Comcast’s blockbuster acquisition of Time Warner Cable for a cool $45 billion hit front pages again this week in anticipation of the Wednesday’s Senate Judiciary Committee hearing, which will review antitrust laws regarding services provided by telecommunications companies. Comcast will also soon have to lay its defense before the Federal Communications Commission, which will closely scrutinize the merger’s impact on public consumption.
According to the New York Times, the most crucial concerns should be raised over high-speed Internet service, not cable television. Comcast’s share of the high-speed Internet market is larger than its cable TV market share, as it holds between 40 and 50 percent of the market for high-speed Internet service.
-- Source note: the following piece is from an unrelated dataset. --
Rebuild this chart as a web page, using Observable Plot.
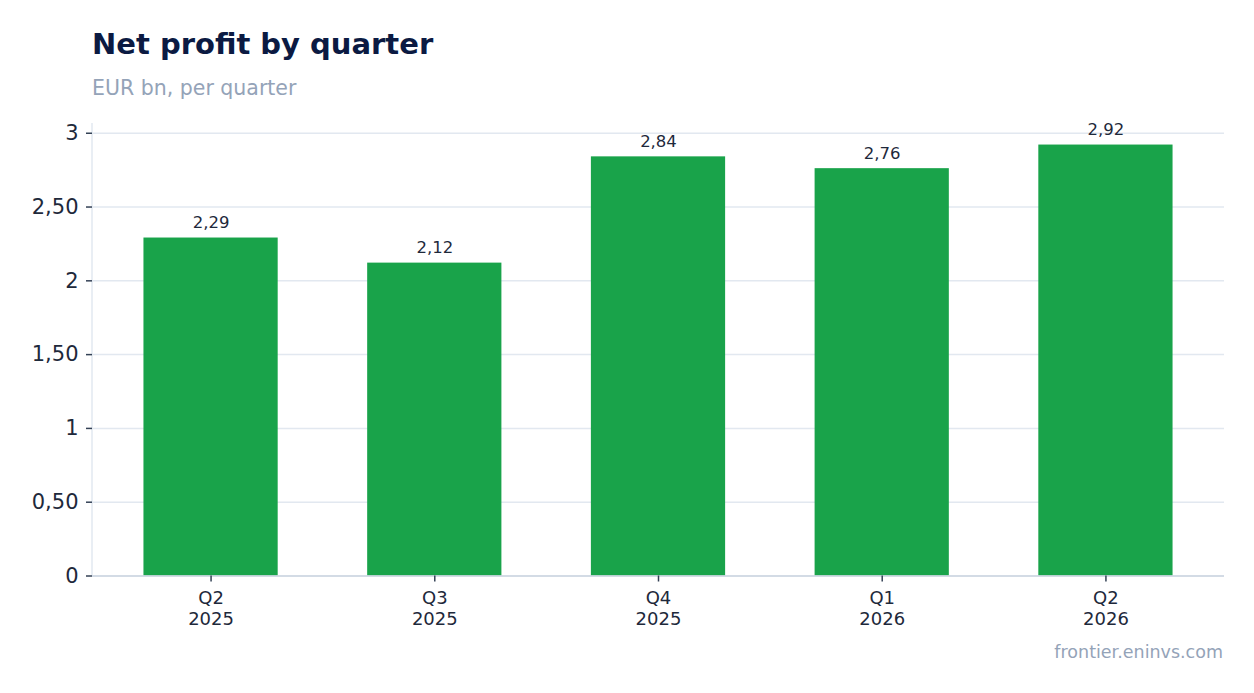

Comcast’s rising market dominance has upended net neutrality, a principle that prevents Internet service providers from blocking or privileging content. It has also strong-armed major companies like Netflix to the negotiating table. Netflix struck a deal with Comcast in order to preserve its ability to provide streaming services to its customers, but according to Netflix CEO Reed Hastings, it sets a dangerous precedent. He says in Slate, “If this kind of leverage is effective against Netflix, which is pretty large, imagine the plight of smaller services today and in the future.”
“Crony capitalism” is a politicized term for institutionally supported greed. Comcast has leveraged its considerable financial assets to acquire its biggest competitor, and its political opposition. To make sure that the merger prevails, Comcast has already invested heavily in the Democratic Party, with generous contributions to the Democratic National Committee followed up by extensive lobbying. Executives from Comcast were present at the state dinner welcoming French president Hollande and his wife. Comcast will come out of this merger one of the most powerful telecommunications providers in the country, with the weight to make even otherwise big content providers like Netflix bend their knee. They have the money to play the Washington game and turn the tables in their favor.
Republican Sen. Mike Lee of Utah has already voiced his opinions on the principles involved in a strongly worded op-ed in National Review Online late last week. Without mentioning the merger, Senator Lee more broadly condemned the Obama administration’s participation in “crony capitalism,” claiming it was destroying market competition, harming the poor, and destroying the middle class. The op-ed went on to detail the benefits of true market competition and allowing small businesses to flourish to create job growth. Reaping political benefits from the line of argument will require more than words, however. Lee continued, “a still-distrusted GOP first must end cronyism in our own ranks. The GOP has to close its branch of the Beltway Favor Bank and truly embrace a free-enterprise economy of, by, and for the people.”
For years, corporate greed has been associated with Republicans, but this merger shows that political influence, Democratic or Republican, is for sale to the highest bidder. If the GOP leadership is smart, they’ll at least make the appearance of breaking away from allowing corporations to stack the deck in their favor, and towards championing local businesses that promote sustainable economic growth. The Senate hearing on Wednesday provides an opportunity to send a signal to the private sector that mergers are not insurable through fundraisers, and to take a first step towards winning back the public trust.